Risks And Where We Could Be Wrong

Hilton has price risk given its premium relative to peers. However, we would urge you to also allow for the fact that sometimes the market rightly assigns premiums to companies who have superior business models and survivability than their peers. We think this is the case with Hilton and we think that it is a favorite of institutional investors (One of Bill Ackman’s flagship picks) also might factor into this a bit.

The company does have a junk credit rating which is understandable given the interruption of revenue and massive losses experienced by the company. We’d prefer to see the company reduce the overall cost of capital rather than rush to returning capital to shareholders too quickly. Getting a bump up in credit would be good for the company in our opinion, so there is some risk here. However, we’re sure a seasoned management team who understands how to deliver to shareholders will carefully consider the matter.

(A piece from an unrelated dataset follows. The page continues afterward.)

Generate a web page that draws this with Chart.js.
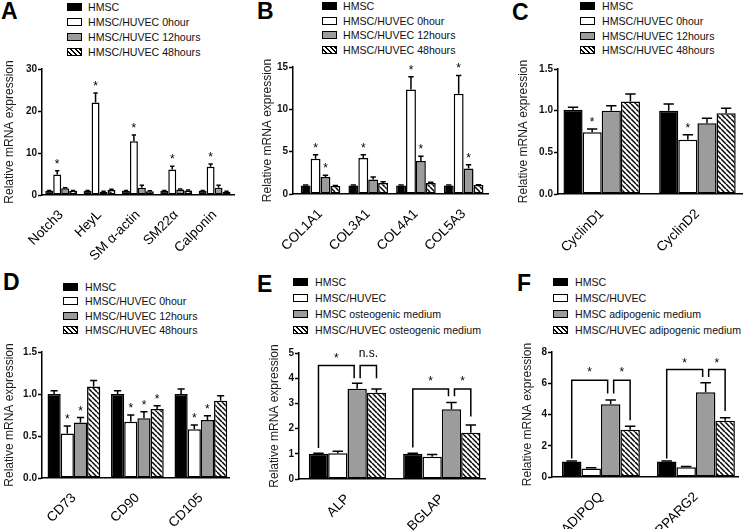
<!DOCTYPE html>
<html>
<head>
<meta charset="utf-8">
<script src="https://cdn.jsdelivr.net/npm/chart.js@4.4.1/dist/chart.umd.min.js"></script>
<style>
  body { margin: 0; width: 750px; height: 532px; overflow: hidden; background: #fff; position: relative;
         font-family: "Liberation Sans", Arial, sans-serif; }
  .letter { position: absolute; font-weight: bold; font-size: 23px; line-height: 1; color: #000; }
  .lg { position: absolute; font-size: 10.6px; line-height: 12px; color: #111; white-space: nowrap; }
  .sw { position: absolute; width: 13px; height: 6px; border: 1px solid #000; }
  canvas { position: absolute; }
</style>
</head>
<body>
<script>
// series names
const seriesTime = ['HMSC', 'HMSC/HUVEC 0hour', 'HMSC/HUVEC 12hours', 'HMSC/HUVEC 48hours'];
const seriesOsteo = ['HMSC', 'HMSC/HUVEC', 'HMSC osteogenic medium', 'HMSC/HUVEC osteogenic medium'];
const seriesAdipo = ['HMSC', 'HMSC/HUVEC', 'HMSC adipogenic medium', 'HMSC/HUVEC adipogenic medium'];

// A - smooth muscle markers
const genesA = ['Notch3', 'HeyL', 'SM α-actin', 'SM22α', 'Calponin'];
const valuesA = [
  [1.0, 1.0, 1.0, 1.0, 1.0],
  [4.9, 22.0, 12.8, 6.1, 6.7],
  [1.6, 0.8, 1.7, 1.3, 1.75],
  [1.0, 1.2, 0.9, 1.1, 0.8]
];
const errorsA = [
  [0.05, 0.05, 0.05, 0.05, 0.05],
  [0.9, 2.3, 1.5, 0.75, 0.7],
  [0.15, 0.1, 0.6, 0.1, 0.55],
  [0.1, 0.15, 0.1, 0.1, 0.1]
];
const starsA = [[0, 1], [1, 1], [2, 1], [3, 1], [4, 1]];
const ticksA = [0, 10, 20, 30];

// B - collagens
const genesB = ['COL1A1', 'COL3A1', 'COL4A1', 'COL5A3'];
const valuesB = [
  [1.0, 1.0, 1.0, 1.0],
  [4.15, 4.25, 12.35, 11.85],
  [2.0, 1.7, 3.9, 3.0],
  [0.95, 1.3, 1.3, 1.05]
];
const errorsB = [
  [0.05, 0.05, 0.05, 0.05],
  [0.5, 0.4, 1.5, 2.15],
  [0.2, 0.3, 0.55, 0.45],
  [0.05, 0.15, 0.1, 0.05]
];
const starsB = [[0, 1], [0, 2], [1, 1], [2, 1], [2, 2], [3, 1], [3, 2]];
const ticksB = [0, 5, 10, 15];

// C - cyclins
const genesC = ['CyclinD1', 'CyclinD2'];
const valuesC = [
  [1.01, 1.0],
  [0.74, 0.65],
  [1.0, 0.85],
  [1.11, 0.97]
];
const errorsC = [
  [0.03, 0.08],
  [0.04, 0.06],
  [0.06, 0.06],
  [0.09, 0.06]
];
const starsC = [[0, 1], [1, 1]];
const ticksC = [0, 0.5, 1.0, 1.5];

// D - MSC surface markers
const genesD = ['CD73', 'CD90', 'CD105'];
const valuesD = [
  [1.0, 1.0, 1.0],
  [0.53, 0.67, 0.58],
  [0.66, 0.71, 0.69],
  [1.09, 0.82, 0.92]
];
const errorsD = [
  [0.04, 0.04, 0.06],
  [0.09, 0.08, 0.05],
  [0.06, 0.08, 0.05],
  [0.07, 0.04, 0.06]
];
const starsD = [[0, 1], [0, 2], [1, 1], [1, 2], [1, 3], [2, 1], [2, 2]];
const ticksD = [0, 0.5, 1.0, 1.5];

// E - osteogenic
const genesE = ['ALP', 'BGLAP'];
const valuesE = [
  [1.0, 1.0],
  [1.02, 0.88],
  [3.58, 2.77],
  [3.42, 1.84]
];
const errorsE = [
  [0.02, 0.02],
  [0.08, 0.09],
  [0.22, 0.27],
  [0.15, 0.3]
];
const bracketsE = [
  { cat: 0, from: 0, to: 2, top: 4.5, lo: [1.23, 4.0], label: '*', labelAt: 4.93 },
  { cat: 0, from: 2, to: 3, top: 4.5, lo: [4.0, 4.0], label: 'n.s.', labelAt: 4.98 },
  { cat: 1, from: 0, to: 2, top: 3.57, lo: [1.25, 3.28], label: '*', labelAt: 4.0 },
  { cat: 1, from: 2, to: 3, top: 3.57, lo: [3.28, 2.48], label: '*', labelAt: 4.0 }
];
const ticksE = [0, 1, 2, 3, 4, 5];

// F - adipogenic
const genesF = ['ADIPOQ', 'PPARG2'];
const valuesF = [
  [1.0, 1.0],
  [0.55, 0.62],
  [4.65, 5.43],
  [3.03, 3.6]
];
const errorsF = [
  [0.03, 0.03],
  [0.05, 0.06],
  [0.28, 0.6],
  [0.22, 0.2]
];
const bracketsF = [
  { cat: 0, from: 0, to: 2, top: 6.2, lo: [1.18, 5.34], label: '*', labelAt: 6.94 },
  { cat: 0, from: 2, to: 3, top: 6.2, lo: [5.34, 3.63], label: '*', labelAt: 6.94 },
  { cat: 1, from: 0, to: 2, top: 6.88, lo: [1.18, 6.4], label: '*', labelAt: 7.48 },
  { cat: 1, from: 2, to: 3, top: 6.88, lo: [6.4, 4.23], label: '*', labelAt: 7.48 }
];
const ticksF = [0, 2, 4, 6, 8];

const FONT = '"Liberation Sans", Arial, sans-serif';
Chart.defaults.font.family = FONT;

function makeHatch() {
  const s = 5;
  const c = document.createElement('canvas');
  c.width = s; c.height = s;
  const g = c.getContext('2d');
  g.fillStyle = '#fff';
  g.fillRect(0, 0, s, s);
  g.strokeStyle = '#000';
  g.lineWidth = 1.5;
  for (let k = -1; k <= 1; k++) {
    g.beginPath();
    g.moveTo(k * s, 0);
    g.lineTo(k * s + s, s);
    g.stroke();
  }
  return g.createPattern(c, 'repeat');
}
const fills = ['#000', '#fff', '#9c9c9c', makeHatch()];
const swatchCss = ['#000', '#fff', '#9c9c9c',
  'repeating-linear-gradient(45deg, #fff 0 1.7px, #000 1.7px 3.4px)'];

// panel layout (pixel positions kept apart from the data)
const panels = [
  { letter: 'A', at: [1, -0.5], cats: genesA, series: seriesTime, values: valuesA, errors: errorsA, stars: starsA, yTicks: ticksA,
    axisX: 42, topY: 69, botY: 195, xEnd: 234, W: 40, xMin: -0.5, xMax: 4.506, group: 0.83, xh: 70,
    legend: { sw: 67, tx: 88, rows: [6.5, 21.5, 36.5, 51.5] } },
  { letter: 'B', at: [257, 0], cats: genesB, series: seriesTime, values: valuesB, errors: errorsB, stars: starsB, yTicks: ticksB,
    axisX: 293, topY: 67, botY: 194, xEnd: 488, W: 33, xMin: -0.577, xMax: 3.511, group: 0.83, xh: 70,
    legend: { sw: 322, tx: 343, rows: [6, 20.5, 35, 49.5] } },
  { letter: 'C', at: [512, 0.5], cats: genesC, series: seriesTime, values: valuesC, errors: errorsC, stars: starsC, yTicks: ticksC,
    axisX: 558, topY: 69, botY: 194, xEnd: 742, W: 42, xMin: -0.457, xMax: 1.466, group: 0.80, xh: 70, dec: 1,
    legend: { sw: 580, tx: 602, rows: [6, 21, 35.5, 50] } },
  { letter: 'D', at: [3, 270.5], cats: genesD, series: seriesTime, values: valuesD, errors: errorsD, stars: starsD, yTicks: ticksD,
    axisX: 42, topY: 352, botY: 478, xEnd: 229, W: 40, xMin: -0.502, xMax: 2.443, group: 0.83, xh: 52, dec: 1,
    legend: { sw: 63, tx: 85, rows: [286.5, 301, 315.5, 330] } },
  { letter: 'E', at: [257, 273], cats: genesE, series: seriesOsteo, values: valuesE, errors: errorsE, brackets: bracketsE, yTicks: ticksE,
    axisX: 299, topY: 353, botY: 479, xEnd: 485, W: 32, xMin: -0.514, xMax: 1.458, group: 0.82, xh: 52,
    legend: { sw: 293, tx: 315, rows: [282, 298, 314, 330] } },
  { letter: 'F', at: [517, 271.5], cats: genesF, series: seriesAdipo, values: valuesF, errors: errorsF, brackets: bracketsF, yTicks: ticksF,
    axisX: 552, topY: 352, botY: 477, xEnd: 738, W: 32, xMin: -0.515, xMax: 1.443, group: 0.82, xh: 52,
    legend: { sw: 553, tx: 575, rows: [282, 298, 314, 330] } }
];

function addDiv(cls, x, y, text) {
  const d = document.createElement('div');
  d.className = cls;
  d.style.left = x + 'px';
  d.style.top = y + 'px';
  if (text != null) d.textContent = text;
  document.body.appendChild(d);
  return d;
}

// error bars, asterisks and comparison brackets
function makeExtras(p) {
  return {
    id: 'extras',
    afterDatasetsDraw(chart) {
      const ctx = chart.ctx;
      const y = chart.scales.y;
      ctx.save();
      ctx.strokeStyle = '#000';
      ctx.lineWidth = 1.5;
      p.errors.forEach((errs, s) => {
        const meta = chart.getDatasetMeta(s);
        meta.data.forEach((bar, i) => {
          const top = y.getPixelForValue(p.values[s][i] + errs[i]);
          const half = bar.width * 0.27;
          ctx.beginPath();
          ctx.moveTo(bar.x, bar.y);
          ctx.lineTo(bar.x, top);
          ctx.moveTo(bar.x - half, top);
          ctx.lineTo(bar.x + half, top);
          ctx.stroke();
        });
      });
      ctx.fillStyle = '#000';
      ctx.textAlign = 'center';
      ctx.textBaseline = 'alphabetic';
      ctx.font = '12px ' + FONT;
      (p.stars || []).forEach(([c, s]) => {
        const bar = chart.getDatasetMeta(s).data[c];
        const top = y.getPixelForValue(p.values[s][c] + p.errors[s][c]);
        ctx.fillText('*', bar.x, top - 10 + 7);
      });
      (p.brackets || []).forEach(b => {
        const b0 = chart.getDatasetMeta(b.from).data[b.cat];
        const b1 = chart.getDatasetMeta(b.to).data[b.cat];
        const x0 = b0.x + (b.from === 2 ? 3 : 0);
        const x1 = b1.x - (b.to === 2 ? 3 : 0);
        const yt = y.getPixelForValue(b.top);
        ctx.beginPath();
        ctx.moveTo(x0, y.getPixelForValue(b.lo[0]));
        ctx.lineTo(x0, yt);
        ctx.lineTo(x1, yt);
        ctx.lineTo(x1, y.getPixelForValue(b.lo[1]));
        ctx.stroke();
        const ly = y.getPixelForValue(b.labelAt);
        if (b.label === '*') ctx.fillText('*', (x0 + x1) / 2, ly + 7);
        else ctx.fillText(b.label, (x0 + x1) / 2, ly + 3.2);
      });
      ctx.restore();
    }
  };
}

function drawPanel(p) {
  addDiv('letter', p.at[0], p.at[1], p.letter);
  p.series.forEach((name, s) => {
    const r = p.legend.rows[s];
    const sw = addDiv('sw', p.legend.sw, r - 4);
    sw.style.background = swatchCss[s];
    addDiv('lg', p.legend.tx, r - 6, name);
  });

  const PW = p.xEnd - p.axisX;
  const PH = p.botY - p.topY;
  const cv = document.createElement('canvas');
  cv.width = p.W + PW + 8;
  cv.height = 10 + PH + p.xh;
  cv.style.left = (p.axisX - p.W) + 'px';
  cv.style.top = (p.topY - 10) + 'px';
  document.body.appendChild(cv);

  const yMax = p.yTicks[p.yTicks.length - 1];
  new Chart(cv, {
    type: 'bar',
    data: {
      datasets: p.values.map((vals, s) => ({
        label: p.series[s],
        data: vals.map((v, i) => ({ x: i, y: v })),
        backgroundColor: fills[s],
        borderColor: '#000',
        borderWidth: 1.5,
        borderSkipped: false,
        categoryPercentage: p.group,
        barPercentage: 1
      }))
    },
    options: {
      responsive: false,
      animation: false,
      devicePixelRatio: 1,
      events: [],
      layout: { padding: { top: 10, right: 8, left: 0, bottom: 0 } },
      plugins: { legend: { display: false }, tooltip: { enabled: false } },
      scales: {
        x: {
          type: 'linear',
          offset: false,
          min: p.xMin,
          max: p.xMax,
          grid: { display: false },
          border: { display: true, color: '#000', width: 1.5 },
          afterBuildTicks: sc => { sc.ticks = p.cats.map((c, i) => ({ value: i })); },
          afterFit: sc => { sc.height = p.xh; },
          ticks: {
            autoSkip: false, minRotation: 45, maxRotation: 45, padding: 4,
            color: '#000', font: { size: 13.5 },
            callback: v => p.cats[v]
          }
        },
        y: {
          min: 0,
          max: yMax,
          afterBuildTicks: sc => { sc.ticks = p.yTicks.map(v => ({ value: v })); },
          afterFit: sc => { sc.width = p.W; },
          grid: { drawOnChartArea: false, drawTicks: true, tickLength: 4, color: '#000', tickColor: '#000', tickWidth: 1.5 },
          border: { display: true, color: '#000', width: 1.5 },
          ticks: {
            padding: 1, color: '#111', font: { size: 10, weight: 'bold' },
            callback: v => p.dec ? v.toFixed(p.dec) : String(v)
          },
          title: { display: true, text: 'Relative mRNA expression', color: '#1a1a1a', font: { size: 12 }, padding: 0 }
        }
      }
    },
    plugins: [makeExtras(p)]
  });
}

panels.forEach(drawPanel);
</script>
</body>
</html>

There’s always a risk that the rate of adding new capacity is overly optimistic and that projections are not as positive as initially forecast. Also, one of the primary risks for Hilton is the delayed return of business travel. Earnings have been propped up by excessive demand in leisure but that is probably going to decline because of normal seasonal factors. The longer you hold this stock, the less risk from near-term factors you will have. We believe there will be a renaissance in travel once COVID-19 is in the rearview mirror and we think Hilton is primely positioned to benefit from a multi-year recovery.